最澄と徳一の論争を『三一権実諍論(さんいちごんじつそうろん)』といいますが、これは、仏教の解脱・成仏の条件として『生まれながらの貴族的身分』が必要か否かといった問題を巡る論争で、修行によって万人が解脱(悔悟)できるとする最澄に徳一は強く反対しました。真言宗(真言密教)の開祖・空海(774-835)から『徳一菩薩』と呼ばれて敬われていた徳一(徳逸)ですが、徳一は空海の密教的な呪法・儀式にも批判的であり、奈良仏教(南都北嶺)の貴族主義的な伝統を重視していました。

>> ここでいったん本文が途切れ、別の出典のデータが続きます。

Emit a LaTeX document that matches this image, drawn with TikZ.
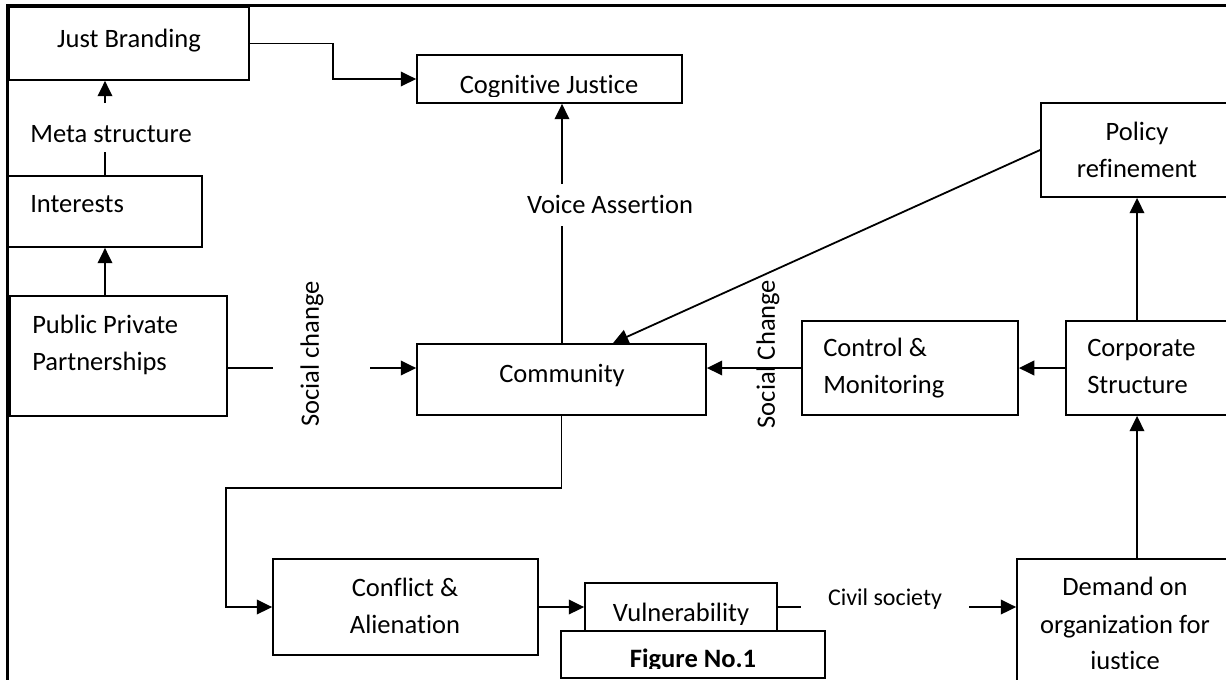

奈良時代の南都六宗に代わって平安時代には最澄の天台宗と空海の真言宗が隆盛します。奈良仏教と平安仏教の違いは、平安仏教が万人の救済を説く大乗仏教の要素を取り入れたことにあり、教義研究よりも加持祈祷・呪術秘儀(密教)を重視し始めたところにあります。徳一はどちらかといえば平城京の貴族アイデンティティが強くエリート学僧としての側面を持っていましたが、東北地方の寺社の縁起にその名前が多く見られるように、奥羽の仏教文化の発展に大きな貢献をしました。東北地方には『田村麻呂伝説』『徳一の縁起』が数多く残されていますが、それは、征討した奥羽地方に多くの内地人が早くから移住したことの証左であり、段階的に蝦夷(俘囚)の人たちが平安京の文化・宗教に順応していったことを示しています。